Prigionieri di paura. Stalking
Amore estorto con il ricatto dei sensi di colpa, passione assillante, senso di possesso ed egoismo trasformano un sentimento profondo in proprietà, in ossessione patologica, in violenza. Il rifiuto, allora, assume le vesti della frustrazione.
Ed è proprio quest’ultima che, insieme all’incapacità di superare il distacco o l’abbandono, può determinare comportamenti patologici. Piuttosto di recente anche il codice penale si è interrogato su una questione tristemente attuale che è conosciuta con il termine anglosassone Stalking . Si tratta di un vocabolo preso opportunamente in prestito dall’attività venatoria, in quanto il fare la posta esprime compiutamente, sul piano figurativo, sia il comportamento del molestatore assillante, sia le reazioni psico-fisiche che la sua condotta produce in danno della sua vittima.
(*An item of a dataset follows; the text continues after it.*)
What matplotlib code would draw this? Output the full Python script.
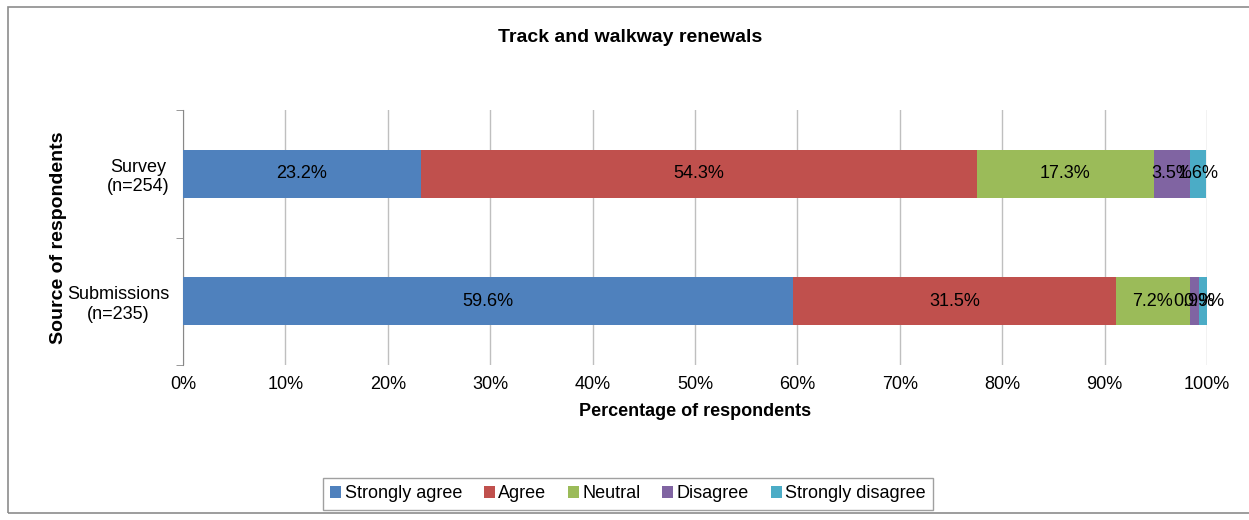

La giurisprudenza, dunque, tenta di colmare le lacune di tutela determinata dall’incapacità dell’incriminazione di minaccia, molestie, e violenza privata a fornire un’adeguata risposta repressiva al profilo criminologico di colui che pone in essere comportamenti consimili in maniera seriale. Ed è proprio in tale serialità che si individua l’effettiva lesione del bene tutelato. Sul piano oggettivo la condotta si traduce nel recare minaccia o molestia tale da cagionare un perdurante e grave stato di ansia o di paura. Le condotte sono facilmente fraintendibili quindi, il reato in commento, finisce per rimanere sospeso su una nuvola di congetture.
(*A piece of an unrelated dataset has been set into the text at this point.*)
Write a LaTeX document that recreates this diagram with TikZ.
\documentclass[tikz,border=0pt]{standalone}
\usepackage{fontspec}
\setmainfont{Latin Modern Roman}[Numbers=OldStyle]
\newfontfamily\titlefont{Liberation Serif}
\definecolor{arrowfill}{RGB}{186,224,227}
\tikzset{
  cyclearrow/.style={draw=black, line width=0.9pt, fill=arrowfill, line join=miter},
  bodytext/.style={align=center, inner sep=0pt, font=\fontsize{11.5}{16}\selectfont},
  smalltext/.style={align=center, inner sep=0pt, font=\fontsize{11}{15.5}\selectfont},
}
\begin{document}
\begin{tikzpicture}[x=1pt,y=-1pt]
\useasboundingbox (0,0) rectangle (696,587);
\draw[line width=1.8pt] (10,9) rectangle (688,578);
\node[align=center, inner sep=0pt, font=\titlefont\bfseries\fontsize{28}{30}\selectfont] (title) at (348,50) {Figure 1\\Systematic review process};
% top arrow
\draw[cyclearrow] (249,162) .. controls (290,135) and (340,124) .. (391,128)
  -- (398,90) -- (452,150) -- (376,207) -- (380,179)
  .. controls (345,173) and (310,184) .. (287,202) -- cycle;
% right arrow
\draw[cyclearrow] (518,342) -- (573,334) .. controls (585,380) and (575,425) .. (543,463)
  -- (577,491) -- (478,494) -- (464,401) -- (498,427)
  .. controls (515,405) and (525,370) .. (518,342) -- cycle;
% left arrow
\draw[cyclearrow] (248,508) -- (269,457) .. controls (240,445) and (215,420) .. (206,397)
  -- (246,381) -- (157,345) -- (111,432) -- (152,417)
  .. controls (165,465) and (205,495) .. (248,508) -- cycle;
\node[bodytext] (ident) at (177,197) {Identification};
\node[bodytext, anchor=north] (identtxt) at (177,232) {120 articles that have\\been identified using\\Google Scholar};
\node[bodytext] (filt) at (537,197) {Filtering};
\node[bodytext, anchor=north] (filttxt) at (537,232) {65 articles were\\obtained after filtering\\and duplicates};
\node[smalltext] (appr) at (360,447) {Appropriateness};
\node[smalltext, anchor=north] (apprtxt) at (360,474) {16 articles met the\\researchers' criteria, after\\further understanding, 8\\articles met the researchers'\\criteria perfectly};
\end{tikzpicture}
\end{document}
La stessa figura dello stalker è ambigua e contraddittoria. Vero è che nella natura dell’essere umano vi sono antinomie e paradossi, ma essere proiettati verso un amore malato vuol dire ammalare l’essenza stessa dell’amore.
Ancora oggi vi è poca informazione sul reato di Stalking si tende a sottovalutare comportamenti chiave che, ad un occhio più attento ed a un cuore più sgombro, sarebbero facilmente visibili e condannabili. Sensibilizzare è sempre indispensabile; molte situazioni di malessere si annidano nell’ignoranza, comportamenti violenti appaiono normali perché li si è visti subire alla propria madre e, allora l’idea di un destino comune imprigiona vite giovani e fragili.
Kahlil Gibran, poeta libanese, sosteneva saggiamente
tenetevi gli uni accanto agli altri, ma non troppo vicini, così come le colonne del tempio si ergono a distanza, come il cipresso e la quercia non crescono l’uno all’ombra dell’altro.